- Indian Rupee trades on a negative note on Friday amid a stronger US Dollar.
- India's Wholesale Price Index-based inflation dropped to a four-month low, weaker than expected.
- Investors will focus on the Indian Trade Balance data and US preliminary Michigan Consumer Sentiment, due on Friday.
Indian Rupee (INR) loses momentum on Friday. The uptick in the pair is bolstered by the upbeat US February Producer Price Index (PPI) data. Furthermore, the weaker-than-expected Indian WPI inflation exerts some selling pressure on the INR and creates a tailwind for the USD/INR pair. India’s wholesale inflation for February cooled to a four-month low, according to the statistics ministry on Thursday. This report could form the basis for the Indian central bank’s monetary policy actions.

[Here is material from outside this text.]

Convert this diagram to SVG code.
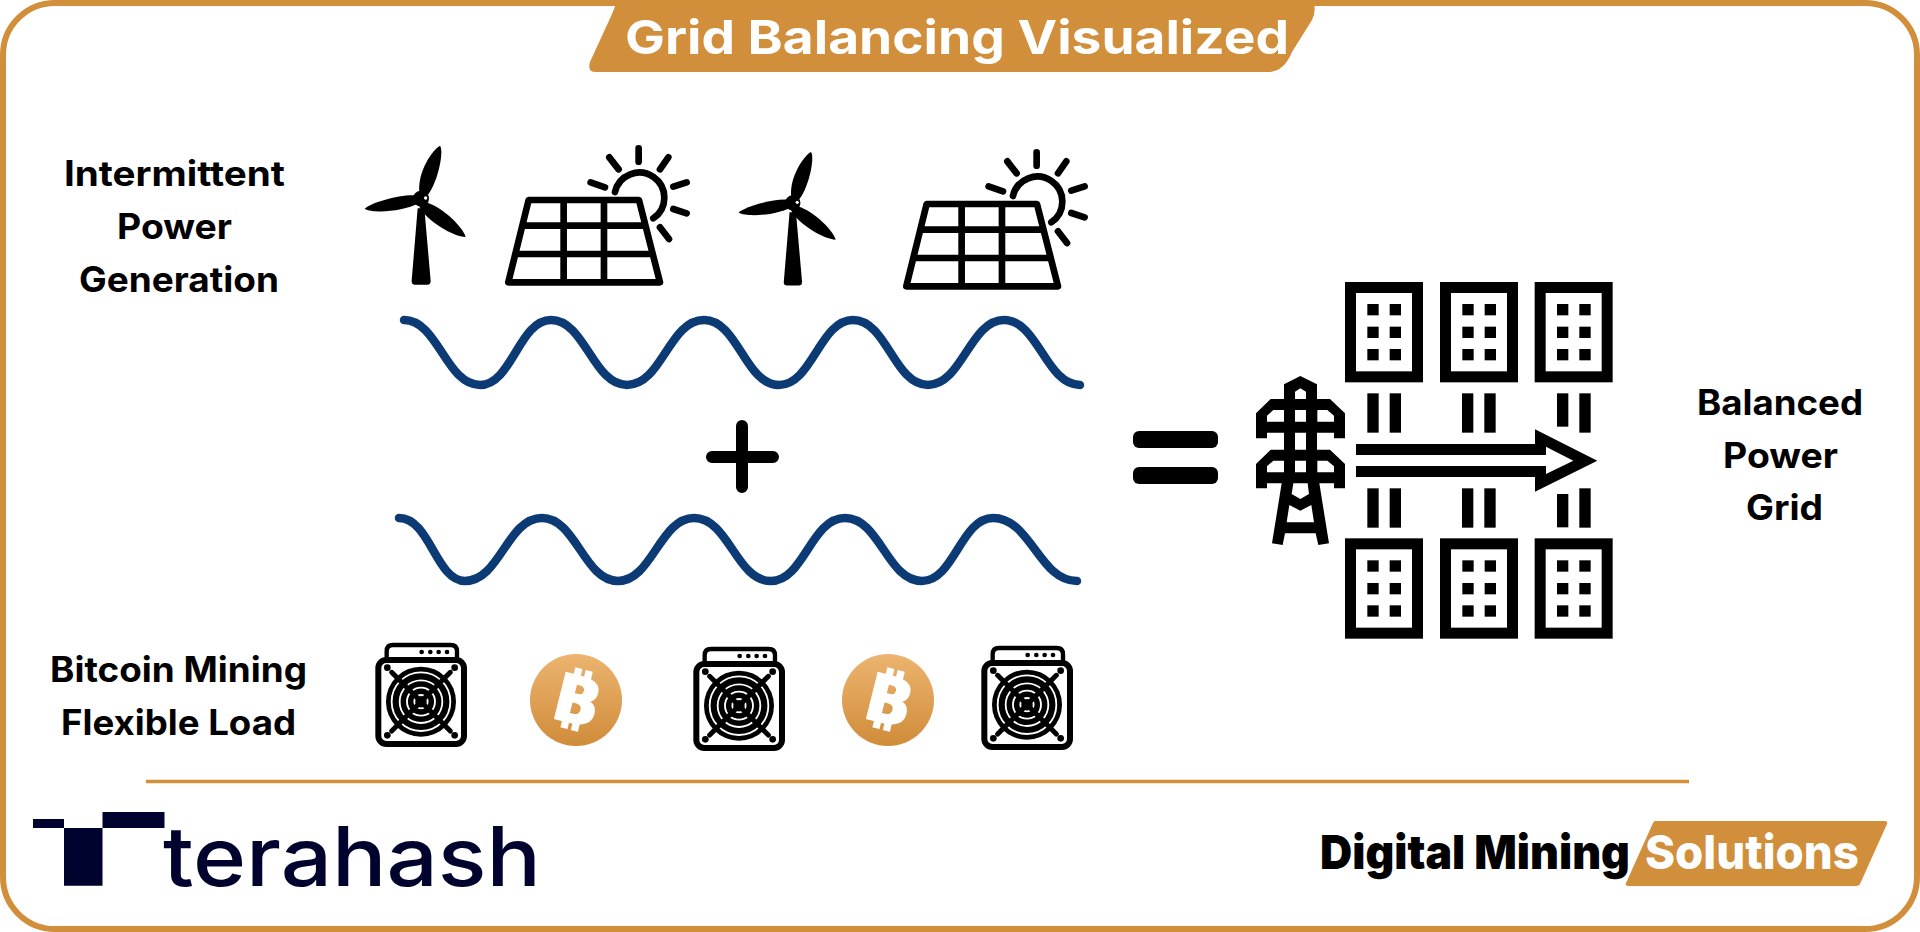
<svg xmlns="http://www.w3.org/2000/svg" xmlns:xlink="http://www.w3.org/1999/xlink" width="1920" height="932" viewBox="0 0 1920 932">
<style>
.lbl{font-family:"Inter","Liberation Sans",sans-serif;font-weight:700;font-size:35px;fill:#000}
.wave{fill:none;stroke:#0b3a75;stroke-width:8.5;stroke-linecap:round}
.k{fill:#000}
.ln{stroke:#000;stroke-linecap:round;fill:none}
</style>
<defs>
<linearGradient id="coinGrad" x1="0" y1="0" x2="0" y2="1"><stop offset="0" stop-color="#ecb46f"/><stop offset="1" stop-color="#d08c3a"/></linearGradient>
<g id="turbine">
<path class="k" d="M233,235 L253,235 L272,452 Q272,464 262,464 L225,464 Q214,464 215,452 Z"/>
<path class="k" d="M238,186 C232,125 278,58 300,47 C312,62 296,150 264,194 Z"/>
<path class="k" d="M228,196 C180,192 92,218 74,236 C100,252 192,244 236,220 Z"/>
<path class="k" d="M252,216 C296,222 368,288 377,321 C340,320 262,274 238,230 Z"/>
<circle class="k" cx="243" cy="206" r="24"/>
<circle cx="257" cy="204" r="5" fill="#fff"/>
</g>
<g id="panel">
<path d="M566,210 H897 L960,457 H505 Z M671,210 V457 M792,210 V457 M546,287 H917 M527,372 H938" fill="none" stroke="#000" stroke-width="20" stroke-linejoin="round"/>
<path class="ln" stroke-width="20" d="M825,186 A75,75 0 1 1 940,265 M896,55 V95 M808,82 L836,118 M985,82 L960,118 M752,157 L795,172 M1040,157 L1000,170 M1040,250 L1000,237 M960,292 L987,327"/>
</g>
<g id="miner">
<rect x="55" y="90" width="257" height="252" rx="24" fill="#fff" stroke="#000" stroke-width="18"/>
<path d="M80,84 V64 Q80,45 99,45 H272 Q291,45 291,64 V84" fill="none" stroke="#000" stroke-width="13"/>
<circle class="k" cx="185" cy="66" r="7"/><circle class="k" cx="211" cy="66" r="7"/><circle class="k" cx="236" cy="66" r="7"/><circle class="k" cx="261" cy="66" r="7"/>
<circle class="k" cx="82" cy="113" r="10"/><circle class="k" cx="284" cy="113" r="10"/><circle class="k" cx="82" cy="316" r="10"/><circle class="k" cx="284" cy="316" r="10"/>
<circle class="k" cx="183" cy="215" r="105"/>
<g fill="none" stroke="#fff" stroke-width="5.500"><circle cx="183" cy="215" r="88"/><circle cx="183" cy="215" r="64"/><circle cx="183" cy="215" r="42"/><circle cx="183" cy="215" r="20"/></g>
<path class="ln" stroke-width="15" d="M95,127 L271,303 M271,127 L95,303"/>
</g>
<g id="coin">
<circle cx="0" cy="0" r="46" fill="url(#coinGrad)"/>
<text x="0" y="23" text-anchor="middle" font-family="'DejaVu Sans','Noto Sans',sans-serif" font-weight="700" font-size="66" fill="#fff" stroke="#fff" stroke-width="1.500" transform="rotate(14) scale(1.22,1)">₿</text>
</g>
<g id="bldg">
<rect x="331.500" y="52.500" width="201" height="268" fill="#fff" stroke="#000" stroke-width="33"/>
<rect class="k" x="382" y="102" width="34" height="34"/><rect class="k" x="449" y="102" width="34" height="34"/>
<rect class="k" x="382" y="170" width="34" height="34"/><rect class="k" x="449" y="170" width="34" height="34"/>
<rect class="k" x="382" y="237" width="34" height="34"/><rect class="k" x="449" y="237" width="34" height="34"/>
</g>
</defs>

<g id="frame">
<rect x="3" y="3" width="1914" height="926" rx="52" fill="#fff" stroke="#d18e3b" stroke-width="6"/>
</g>
<g id="title">
<path d="M616,4 H1314 Q1316,12 1312,20 L1292,52 Q1284,72 1268,72 H596 Q587,72 590,62 L612,14 Z" fill="#d18e3b"/>
<text x="625" y="54" font-family="Inter,'Liberation Sans',sans-serif" font-weight="700" font-size="47" fill="#fff" textLength="664" lengthAdjust="spacingAndGlyphs">Grid Balancing Visualized</text>
</g>
<g id="label-intermittent">
<text class="lbl" x="64" y="186" textLength="221" lengthAdjust="spacingAndGlyphs">Intermittent</text>
<text class="lbl" x="117" y="239" textLength="115" lengthAdjust="spacingAndGlyphs">Power</text>
<text class="lbl" x="79" y="292" textLength="200" lengthAdjust="spacingAndGlyphs">Generation</text>
</g>
<g id="label-bitcoin">
<text class="lbl" x="50" y="682" textLength="257" lengthAdjust="spacingAndGlyphs">Bitcoin Mining</text>
<text class="lbl" x="61" y="735" textLength="235" lengthAdjust="spacingAndGlyphs">Flexible Load</text>
</g>
<g id="label-balanced">
<text class="lbl" x="1697" y="415" textLength="166" lengthAdjust="spacingAndGlyphs">Balanced</text>
<text class="lbl" x="1723" y="468" textLength="115" lengthAdjust="spacingAndGlyphs">Power</text>
<text class="lbl" x="1746" y="520" textLength="77" lengthAdjust="spacingAndGlyphs">Grid</text>
</g>
<g id="turbine-1"><use href="#turbine" transform="translate(340,130) scale(0.3333)"/></g>
<g id="panel-1"><use href="#panel" transform="translate(340,130) scale(0.3333)"/></g>
<g id="turbine-2"><use href="#turbine" transform="translate(715,137) scale(0.32)"/></g>
<g id="panel-2"><use href="#panel" transform="translate(738,134) scale(0.3333)"/></g>
<g id="waves">
<path class="wave" d="M404,320 C438,320 446,385 480,385 C512,385 519,320 551,320 C585,320 593,385 627,385 C662,385 669,320 704,320 C738,320 745,385 779,385 C812,385 820,320 853,320 C887,320 894,385 928,385 C962,385 970,320 1004,320 C1038,320 1046,385 1080,385"/>
<path class="wave" d="M399,518 C430,518 436,581 465,581 C500,581 507,518 542,518 C576,518 584,581 618,581 C652,581 660,518 694,518 C729,518 736,581 771,581 C804,581 811,518 845,518 C880,518 887,581 922,581 C954,581 961,518 993,518 C1031,518 1039,581 1077,581"/>
</g>
<g id="plus"><path class="ln" stroke-width="12" d="M712,457 H773 M742,426 V487"/></g>
<g id="equals"><rect class="k" x="1133" y="431" width="85" height="17" rx="6"/><rect class="k" x="1133" y="467" width="85" height="17" rx="6"/></g>
<g id="miner-1"><use href="#miner" transform="translate(360,630) scale(0.3333)"/></g>
<g id="coin-1"><use href="#coin" transform="translate(576,700)"/></g>
<g id="miner-2"><use href="#miner" transform="translate(678,634) scale(0.3333)"/></g>
<g id="coin-2"><use href="#coin" transform="translate(888,700)"/></g>
<g id="miner-3"><use href="#miner" transform="translate(966,633) scale(0.3333)"/></g>

<g id="grid" transform="translate(1240,270) scale(0.33333)">
<g id="tower"><path class="k" fill-rule="evenodd" d="M132,343 L181,318 L231,343 V387 H270 L315,430 V505 H282 V488 H231 V539 H270 L315,582 V655 H282 V640 H238 L267,820 L235,825 L227,790 H135 L128,825 L96,820 L125,640 H81 V655 H48 V582 L92,539 H132 V488 H81 V505 H48 V430 L92,387 H132 Z
M165,365 L181,355 L198,365 V387 H165 Z
M165,420 H198 V455 H165 Z M165,488 H198 V539 H165 Z M165,572 H198 V607 H165 Z
M232,420 H262 L282,437 V455 H232 Z M132,420 H100 L81,437 V455 H132 Z
M232,572 H262 L282,589 V607 H232 Z M132,572 H100 L81,589 V607 H132 Z
M160,640 H203 L207,672 L181,687 L155,672 Z M148,705 L181,722 L214,705 L222,757 H140 Z"/></g>
<use href="#bldg"/><use href="#bldg" x="285"/><use href="#bldg" x="569"/>
<use href="#bldg" y="769"/><use href="#bldg" x="285" y="769"/><use href="#bldg" x="569" y="769"/>
<g id="bars">
<rect class="k" x="382" y="370" width="34" height="118"/><rect class="k" x="449" y="370" width="34" height="118"/>
<rect class="k" x="666" y="370" width="34" height="118"/><rect class="k" x="733" y="370" width="34" height="118"/>
<rect class="k" x="951" y="370" width="34" height="100"/><rect class="k" x="1018" y="370" width="34" height="118"/>
<rect class="k" x="382" y="655" width="34" height="118"/><rect class="k" x="449" y="655" width="34" height="118"/>
<rect class="k" x="666" y="655" width="34" height="118"/><rect class="k" x="733" y="655" width="34" height="118"/>
<rect class="k" x="951" y="672" width="34" height="100"/><rect class="k" x="1018" y="655" width="34" height="118"/>
</g>
<path id="grid-arrow" class="k" d="M348,522 H885 V478 L1072,572 L885,665 V621 H348 V588 H918 V612 L1000,572 L918,530 V555 H348 Z"/>
</g>

<line id="divider" x1="146" y1="781.500" x2="1689" y2="781.500" stroke="#d18e3b" stroke-width="3.500"/>
<g id="terahash">
<path fill="#00032e" d="M33,819 H64 V828 H33 Z M64,828 H102.500 V812 H164.500 V828 H102.500 V885.700 H64 Z"/>
<text x="163" y="885.700" font-family="Inter,'Liberation Sans',sans-serif" font-weight="500" font-size="82" fill="#00032e" textLength="378" lengthAdjust="spacingAndGlyphs">terahash</text>
</g>
<g id="digital-mining">
<text x="1320" y="869" font-family="Inter,'Liberation Sans',sans-serif" font-weight="900" font-size="47" fill="#000" textLength="310" lengthAdjust="spacingAndGlyphs">Digital Mining</text>
<path d="M1655,821 H1885 Q1888,821 1887,824 L1860,884 Q1859,886 1856,886 H1628 Q1625,886 1626,883 L1653,823 Q1654,821 1655,821 Z" fill="#d18e3b"/>
<text x="1645" y="869" font-family="Inter,'Liberation Sans',sans-serif" font-weight="800" font-size="47" fill="#fff" textLength="214" lengthAdjust="spacingAndGlyphs">Solutions</text>
</g>
</svg>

Nonetheless, the markets expect the Reserve Bank of India’s (RBI) Monetary Policy Committee (MPC) to hold the interest rate steady in the next meeting and might cut the repo rate in the second half of the calendar year 2024. The RBI is unlikely to precede the Fed in this rate cut cycle. This, in turn, might lift the Indian Rupee and cap the upside of the pair. Moving on, investors will keep an eye on the Indian Trade Balance data, due on Friday. Also, the US Industrial Production and the preliminary Michigan Consumer Sentiment will be released later in the day.